GraeV11 Posted September 19, 2012 Author Posted September 19, 2012 Thanks for all the advice, appreciated. Good news is it is fixed, bad news is I am not entirely sure why. This is what has changed . . . > Pulled the unit, checked all wires (fine), bent the contacts out a little. > Noticed a slight crackle from the fuses when I turned on ignition. Found that one leg of the 30amp fuse had fractured (not melted I think). Was still making contact, but obviously not a good contact. The fuse had not blown (charge light not showing when engine running). I replaced it. Didn't have a spare bulb at this point. > Bought some bulbs from a different manufacturer. These did 'bayonet fix' in the socket, but only if in the right way up (brighter with the brake on). All now working fine ! Checked packet from old bulbs, definately 12v, definately right spec (they were cheap though !) These issues may obviously not be connected, I am just happy it is fixed. Electrical problems have always been the most frustrating to sort for me as it is not my area of expertise. Would be interested in your verdicts. Cheers !
docc Posted September 19, 2012 Posted September 19, 2012 The intermittent arc from a broken connection throws some terrific voltage spikes into the electrical system. Sounds like your bulb socket contacts were also flinky. Very common issue - the melting/ broken/ charred 30 amp fuse: 30 amp fuse melting Nasty Hiccup/ MAXI Fuse
GraeV11 Posted September 20, 2012 Author Posted September 20, 2012 The intermittent arc from a broken connection throws some terrific voltage spikes into the electrical system. Sounds like your bulb socket contacts were also flinky. Very common issue - the melting/ broken/ charred 30 amp fuse: 30 amp fuse melting Nasty Hiccup/ MAXI Fuse Thanks Docc, I will keep an eye on that fuse. I would do an electrical health check now but past experience has taught me that I should wait for further issues before I dive into things that are largely a mystery to me. Let sleeping demons lie is my motto. I used to have an old Bonneville that regularly conked out with electrical problems and, well lets just say that shouting at a stationary machine at the side of the road is not a habit I want to return to. Cheers
docc Posted September 20, 2012 Posted September 20, 2012 The intermittent arc from a broken connection throws some terrific voltage spikes into the electrical system. Sounds like your bulb socket contacts were also flinky. Very common issue - the melting/ broken/ charred 30 amp fuse: 30 amp fuse melting Nasty Hiccup/ MAXI Fuse Thanks Docc, I will keep an eye on that fuse. I would do an electrical health check now but past experience has taught me that I should wait for further issues before I dive into things that are largely a mystery to me. Let sleeping demons lie is my motto. I used to have an old Bonneville that regularly conked out with electrical problems and, well lets just say that shouting at a stationary machine at the side of the road is not a habit I want to return to. Cheers Perhaps then you could change the 30 amp fuse with every valve adjustment/ plug change while it's only melting and has not burned off its contacts just yet. That certainly is a trouble spot in the wiring harness.

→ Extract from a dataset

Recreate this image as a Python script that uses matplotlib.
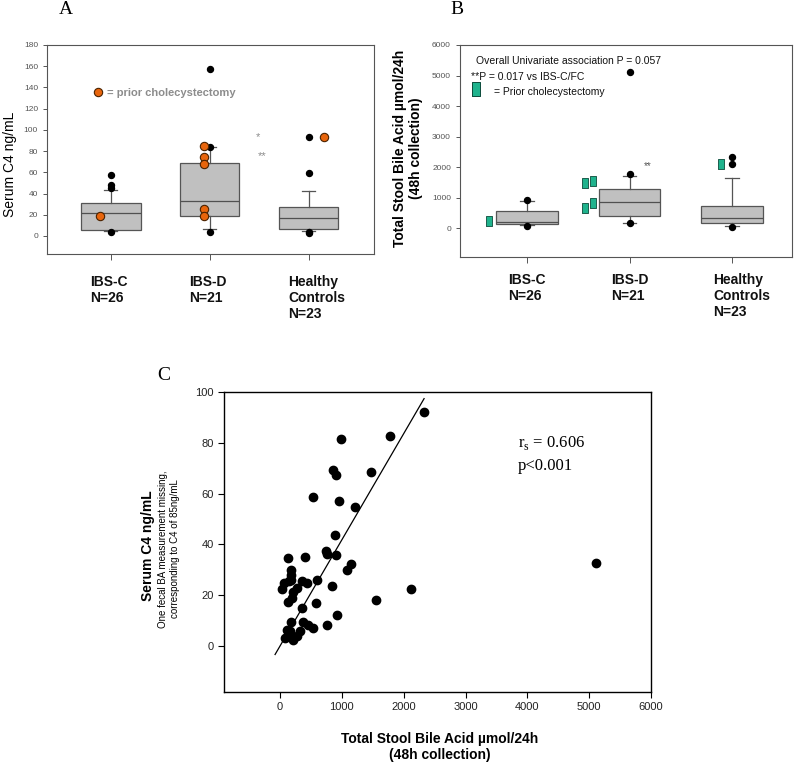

gstallons Posted September 20, 2012 Posted September 20, 2012 If the fuse is melting or showing signs of heating up at the blade, the terminal connector has relaxed and is causing a bad connection. Do you feel confident enough to remove the connector from the block and crimp the connector to tighten it up ? Kiwi Roy has an article showing how to do this if you are uncertain on how to do this. This is a major problem area with wiring terminals.
Kiwi_Roy Posted September 21, 2012 Posted September 21, 2012 I don't have a picture of the fuse block but it's quite easy to bend the contacts so they clamp the fuse tighter. I think it's only the 30A one that gives trouble. The fuse holder is mounted to the chassis with a couple of rubber gromets, just grab the block and pull it will come away so you can inspect the connections below as well.